Voilà pourquoi, Mr le Président de la République, il est hautement irresponsable, grave et scandaleux les propos de votre Ministre de l’Agriculture tendant à justifier l’utilisation du glyphosate et à minimiser les grands risques qu’il fait courir pour notre population en laissant entendre que «le Bénin ne court aucun risque en utilisant ce pesticide» (cf. "Le Matinal" du 24 août 2018). Voilà pourquoi, ils sont criminels les propos d’un certain médecin TOSSA qui tout en reconnaissant le caractère toxique du glyphosate, tente d’en banaliser la portée. Car de telles déclarations de banalisation du caractère dangereux du glyphosate s’apparentent à l’apologie du crime et les auteurs doivent être considérés comme des criminels. Je veux croire que vous ne vous associez sûrement pas à ces graves sorties médiatiques.

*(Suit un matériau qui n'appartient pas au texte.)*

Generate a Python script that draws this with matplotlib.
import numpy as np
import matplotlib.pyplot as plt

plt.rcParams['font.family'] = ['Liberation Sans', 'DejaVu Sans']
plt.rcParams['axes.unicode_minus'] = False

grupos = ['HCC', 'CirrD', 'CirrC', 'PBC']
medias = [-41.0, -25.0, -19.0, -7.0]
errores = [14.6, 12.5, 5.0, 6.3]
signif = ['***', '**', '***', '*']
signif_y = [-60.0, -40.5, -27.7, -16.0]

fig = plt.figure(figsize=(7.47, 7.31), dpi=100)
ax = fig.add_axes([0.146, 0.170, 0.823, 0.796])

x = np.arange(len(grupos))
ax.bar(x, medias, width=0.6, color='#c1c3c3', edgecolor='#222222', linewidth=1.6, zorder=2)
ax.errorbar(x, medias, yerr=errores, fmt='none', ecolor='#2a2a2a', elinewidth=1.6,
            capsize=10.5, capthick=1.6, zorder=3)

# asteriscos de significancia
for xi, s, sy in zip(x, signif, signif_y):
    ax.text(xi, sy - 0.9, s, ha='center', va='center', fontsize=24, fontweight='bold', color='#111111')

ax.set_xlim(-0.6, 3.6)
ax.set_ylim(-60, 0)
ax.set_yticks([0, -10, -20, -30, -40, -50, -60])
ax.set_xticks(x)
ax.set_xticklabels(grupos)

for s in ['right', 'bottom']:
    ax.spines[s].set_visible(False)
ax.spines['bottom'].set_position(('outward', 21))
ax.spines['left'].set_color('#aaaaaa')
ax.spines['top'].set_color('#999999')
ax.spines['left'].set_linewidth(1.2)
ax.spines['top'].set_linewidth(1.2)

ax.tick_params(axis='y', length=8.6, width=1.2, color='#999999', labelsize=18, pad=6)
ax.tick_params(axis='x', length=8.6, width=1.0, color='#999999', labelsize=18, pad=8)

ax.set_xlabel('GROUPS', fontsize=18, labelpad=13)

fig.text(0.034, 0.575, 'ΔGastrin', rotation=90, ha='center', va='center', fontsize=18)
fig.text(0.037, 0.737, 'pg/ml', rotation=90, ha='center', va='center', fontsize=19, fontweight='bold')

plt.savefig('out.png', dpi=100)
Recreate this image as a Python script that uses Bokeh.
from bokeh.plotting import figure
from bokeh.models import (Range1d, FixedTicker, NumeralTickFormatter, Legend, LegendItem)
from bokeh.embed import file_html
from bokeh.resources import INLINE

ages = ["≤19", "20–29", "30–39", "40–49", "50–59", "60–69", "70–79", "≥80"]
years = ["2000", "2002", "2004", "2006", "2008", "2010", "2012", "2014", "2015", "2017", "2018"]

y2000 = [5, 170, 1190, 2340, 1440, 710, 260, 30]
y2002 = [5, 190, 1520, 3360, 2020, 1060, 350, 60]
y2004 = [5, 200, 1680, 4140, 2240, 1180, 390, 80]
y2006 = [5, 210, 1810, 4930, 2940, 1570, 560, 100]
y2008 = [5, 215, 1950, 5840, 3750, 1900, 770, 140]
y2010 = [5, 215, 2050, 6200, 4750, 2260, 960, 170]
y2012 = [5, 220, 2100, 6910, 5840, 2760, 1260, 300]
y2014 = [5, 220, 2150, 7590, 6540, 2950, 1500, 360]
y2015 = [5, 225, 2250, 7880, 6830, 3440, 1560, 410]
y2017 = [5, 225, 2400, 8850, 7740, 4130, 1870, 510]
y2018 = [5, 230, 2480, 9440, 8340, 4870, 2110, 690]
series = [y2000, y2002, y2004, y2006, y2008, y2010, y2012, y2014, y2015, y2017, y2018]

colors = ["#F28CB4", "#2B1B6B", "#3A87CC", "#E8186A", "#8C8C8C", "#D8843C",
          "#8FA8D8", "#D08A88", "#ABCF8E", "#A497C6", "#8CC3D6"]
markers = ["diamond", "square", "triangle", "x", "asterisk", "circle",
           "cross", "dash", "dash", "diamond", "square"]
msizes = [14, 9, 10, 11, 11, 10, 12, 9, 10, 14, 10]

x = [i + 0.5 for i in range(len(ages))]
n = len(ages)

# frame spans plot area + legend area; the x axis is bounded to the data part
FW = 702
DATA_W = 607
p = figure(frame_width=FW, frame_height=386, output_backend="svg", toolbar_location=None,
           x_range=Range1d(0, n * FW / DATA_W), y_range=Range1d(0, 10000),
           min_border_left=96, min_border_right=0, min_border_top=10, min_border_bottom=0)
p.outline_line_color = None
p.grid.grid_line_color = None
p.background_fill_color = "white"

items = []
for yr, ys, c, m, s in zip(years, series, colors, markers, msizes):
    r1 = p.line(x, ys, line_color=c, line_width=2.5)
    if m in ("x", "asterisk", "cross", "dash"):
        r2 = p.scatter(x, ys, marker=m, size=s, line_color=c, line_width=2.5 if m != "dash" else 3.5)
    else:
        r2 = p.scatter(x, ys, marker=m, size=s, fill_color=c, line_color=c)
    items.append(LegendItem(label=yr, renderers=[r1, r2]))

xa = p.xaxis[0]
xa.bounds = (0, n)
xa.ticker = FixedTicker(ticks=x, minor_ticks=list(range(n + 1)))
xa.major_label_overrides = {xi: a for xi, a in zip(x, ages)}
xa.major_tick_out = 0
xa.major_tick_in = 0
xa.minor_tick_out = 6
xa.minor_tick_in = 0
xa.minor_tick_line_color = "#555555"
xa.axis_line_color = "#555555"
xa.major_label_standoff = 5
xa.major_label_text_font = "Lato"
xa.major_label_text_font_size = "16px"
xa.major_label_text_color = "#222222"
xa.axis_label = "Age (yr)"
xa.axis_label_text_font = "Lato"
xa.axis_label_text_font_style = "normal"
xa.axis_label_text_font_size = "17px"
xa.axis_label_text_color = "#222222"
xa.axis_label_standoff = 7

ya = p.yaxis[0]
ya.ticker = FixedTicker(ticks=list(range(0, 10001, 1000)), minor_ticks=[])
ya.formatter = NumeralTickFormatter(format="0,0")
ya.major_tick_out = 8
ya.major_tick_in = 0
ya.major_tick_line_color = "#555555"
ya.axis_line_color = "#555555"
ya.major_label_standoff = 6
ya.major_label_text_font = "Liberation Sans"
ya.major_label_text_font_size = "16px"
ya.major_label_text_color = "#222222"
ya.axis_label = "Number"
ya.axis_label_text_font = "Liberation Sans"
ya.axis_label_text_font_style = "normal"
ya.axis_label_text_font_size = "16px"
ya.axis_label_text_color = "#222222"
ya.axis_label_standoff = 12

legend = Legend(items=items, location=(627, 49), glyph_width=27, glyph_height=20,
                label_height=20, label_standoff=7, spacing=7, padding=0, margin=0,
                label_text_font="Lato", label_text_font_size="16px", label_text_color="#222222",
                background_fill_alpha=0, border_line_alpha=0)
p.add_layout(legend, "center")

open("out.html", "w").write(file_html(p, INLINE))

C’est pourquoi, je trouve sage et responsable la décision de certains pays (exemple du pays frère du Togo et du Rwanda) d’interdire l’usage de ce produit sur leur territoire. Je trouve sages les propos de dirigeants comme le ministre français de la transition écologique de faire interdire bientôt en France l’usage de ce produit.

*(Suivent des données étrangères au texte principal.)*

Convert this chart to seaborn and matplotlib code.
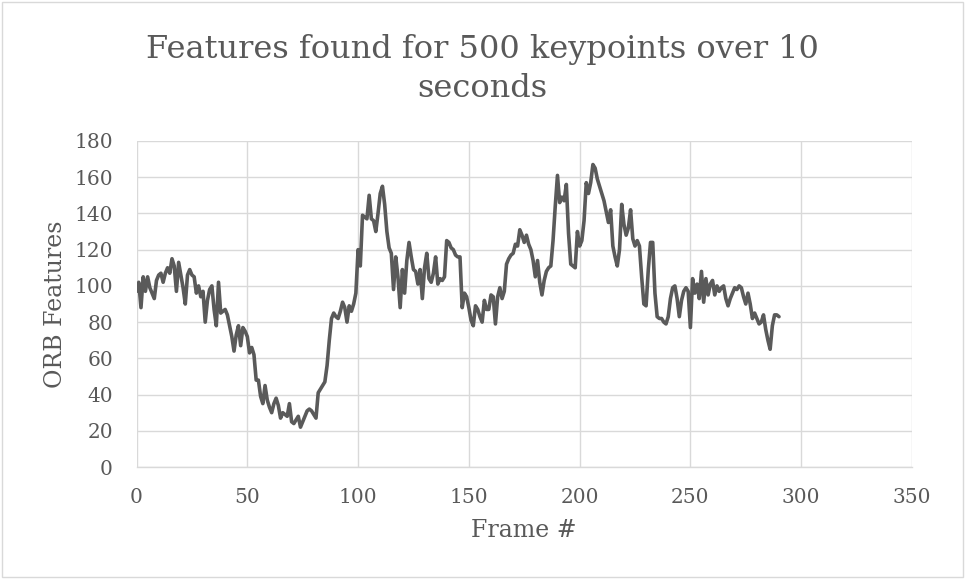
import numpy as np
import pandas as pd
import matplotlib
matplotlib.use("Agg")
import matplotlib.pyplot as plt
import seaborn as sns
from matplotlib.patches import Rectangle

# ---- data ----
orb_features = [
    97, 102, 88, 105, 97, 105, 99, 96, 93, 103,          # 0-9
    106, 107, 102, 107, 110, 107, 115, 111, 97, 113,     # 10-19
    106, 99, 90, 106, 109, 106, 105, 96, 100, 94,        # 20-29
    97, 80, 92, 98, 100, 87, 78, 102, 85, 86,            # 30-39
    87, 84, 78, 72, 64, 73, 78, 67, 77, 75,              # 40-49
    72, 63, 66, 62, 48, 48, 39, 35, 45, 37,              # 50-59
    33, 30, 35, 38, 34, 27, 30, 29, 28, 35,              # 60-69
    25, 24, 26, 28, 22, 25, 28, 31, 32, 31,              # 70-79
    29, 27, 41, 43, 45, 47, 56, 70, 82, 85,              # 80-89
    83, 82, 86, 91, 88, 80, 89, 86, 90, 96,              # 90-99
    120, 111, 139, 138, 137, 150, 137, 136, 130, 140,    # 100-109
    151, 155, 145, 130, 121, 118, 98, 116, 105, 88,      # 110-119
    109, 96, 114, 124, 116, 109, 108, 101, 109, 93,      # 120-129
    110, 118, 104, 102, 107, 116, 101, 104, 103, 105,    # 130-139
    125, 124, 121, 120, 117, 116, 116, 88, 96, 94,       # 140-149
    88, 81, 78, 89, 87, 83, 80, 92, 87, 87,              # 150-159
    95, 94, 79, 94, 99, 93, 97, 112, 115, 117,           # 160-169
    118, 123, 122, 131, 128, 124, 128, 123, 120, 114,    # 170-179
    105, 114, 102, 95, 103, 108, 110, 111, 125, 144,     # 180-189
    161, 146, 149, 147, 156, 129, 112, 111, 110, 130,    # 190-199
    122, 125, 136, 157, 151, 157, 167, 165, 159, 155,    # 200-209
    151, 147, 141, 135, 142, 122, 116, 111, 120, 145,    # 210-219
    134, 128, 132, 142, 126, 122, 125, 122, 105, 90,     # 220-229
    89, 109, 124, 124, 96, 83, 82, 82, 80, 79,           # 230-239
    83, 93, 99, 100, 93, 83, 92, 97, 99, 97,             # 240-249
    77, 104, 96, 101, 93, 108, 91, 104, 95, 101,         # 250-259
    103, 95, 100, 97, 99, 100, 93, 89, 93, 96,           # 260-269
    99, 98, 100, 99, 94, 90, 96, 90, 82, 85,             # 270-279
    82, 79, 80, 84, 76, 70, 65, 78, 84, 84,              # 280-289
    83,                                                   # 290
]
frames = list(range(len(orb_features)))

title_text = "Features found for 500 keypoints over 10\nseconds"
x_label = "Frame #"
y_label = "ORB Features"
x_ticks = [0, 50, 100, 150, 200, 250, 300, 350]
y_ticks = [0, 20, 40, 60, 80, 100, 120, 140, 160, 180]

df = pd.DataFrame({"Frame": frames, "ORB": orb_features})

# ---- style ----
sns.set_style("white")
plt.rcParams["font.family"] = ["DejaVu Serif", "Liberation Serif"]
text_color = "#595959"
grid_color = "#d9d9d9"

fig = plt.figure(figsize=(9.65, 5.79), dpi=100)
ax = fig.add_axes([0.1415, 0.1934, 0.945 - 0.1415, 0.7565 - 0.1934])

sns.lineplot(data=df, x="Frame", y="ORB", ax=ax, color="#5a5a5a",
             linewidth=2.6, legend=False)

ax.set_xlim(0, 350)
ax.set_ylim(0, 180)
ax.set_xticks(x_ticks)
ax.set_yticks(y_ticks)
ax.set_xticklabels([str(t) for t in x_ticks])
ax.set_yticklabels([str(t) for t in y_ticks])
ax.grid(True, color=grid_color, linewidth=1.0)
ax.set_axisbelow(True)
for s in ax.spines.values():
    s.set_visible(False)
ax.spines["bottom"].set_visible(True)
ax.spines["bottom"].set_color(grid_color)
ax.spines["bottom"].set_linewidth(1.0)

ax.tick_params(axis="both", length=0, colors=text_color, labelsize=14.5)
ax.tick_params(axis="y", pad=17)
ax.tick_params(axis="x", pad=15)

ax.set_xlabel(x_label, fontsize=17, color=text_color, labelpad=9)
ax.set_ylabel(y_label, fontsize=17, color=text_color, labelpad=5)

fig.text(0.5, 1 - 69 / 579, title_text, ha="center", va="center",
         fontsize=23, color=text_color, linespacing=1.32)

# chart border
fig.patches.append(Rectangle((0.002, 0.003), 0.996, 0.994, transform=fig.transFigure,
                             fill=False, edgecolor=grid_color, linewidth=1.0))

fig.savefig("out.png", dpi=100)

Monsieur le Président de la République,
Je m’adresse à vous ici, non pas en opposant politique (bien qu’à l’évidence je le suis à votre politique), mais simplement en tant qu’humain. Car ici il ne s’agit pas de luttes de classes, mais de la vie tout court de l’homme. Il en va de l’humain et cela est au-dessus des classes sociales. La contamination n’épargne aucune classe sociale, riche comme pauvre. Même vous-même, si vous avez des moyens colossaux pour aller vous faire soigner dans les hôpitaux les plus huppés de la planète, il n’en sera pas de même de tous vos proches, parents ou amis.
Monsieur le Président de la République, je m’adresse à vous à un double titre.
Le premier en tant qu’homme d’affaires ou ancien homme d’affaires dans le domaine du coton (puisque vous avez affirmé avoir cédé désormais et la gestion et le patrimoine à d’autres personnes) ; mais vous demeurez tout de même responsable moral des sociétés que vous avez montées de vos mains et qui sont les importateurs et distributeurs à titre principal du glyphosate au Bénin.
Le deuxième, je m’adresse à vous en tant que Chef de l’Etat, garant (par serment) à ce titre, de la vie, de la santé physique et morale de la population béninoise ainsi que d’un environnement sain, aux termes de l’article 27 de notre Constitution. Vous êtes à la fois la personne responsable de l’acte criminel et celle chargée d’arrêter la commission de cet acte ; donc à la fois coupable et juge.
C’est pourquoi, je vous demande instamment à ce double titre, de prendre immédiatement deux mesures :
La première : faire interdire et arrêter immédiatement l’usage du glyphosate sur toute l’étendue du territoire du Bénin.
La deuxième : diligenter immédiatement une étude (avec l’implication de laboratoires neutres et crédibles) pour cerner toutes les conséquences, sur la santé de notre population et l’environnement, de l’usage pendant des décennies de ce produit toxique.
A partir de cet instant, tout retard dans la prise de ces décisions vous ferait endosser désormais le manteau d’auteur d’assassinat de masse (meurtre commis avec préméditation) au lieu d’être un simple auteur de meurtre de masse, que vous êtes supposé être avant l’éclatement de ce scandale criminel.
Telles sont les demandes que j’ai l’honneur de vous formuler en vous souhaitant que « Dieu et les mânes des Ancêtres » devant lesquels vous avez prêté serment, vous inspirent afin qu’à votre nom déjà terni par des palmes négatives, vous n’ajoutiez d’autres plus graves : celle d’empoisonneur public.
L’histoire ne vous le pardonnera pas.
Tout en vous souhaitant une bonne réception, je vous prie de recevoir, Monsieur le Président de la République, l’expression de mes sentiments distingués.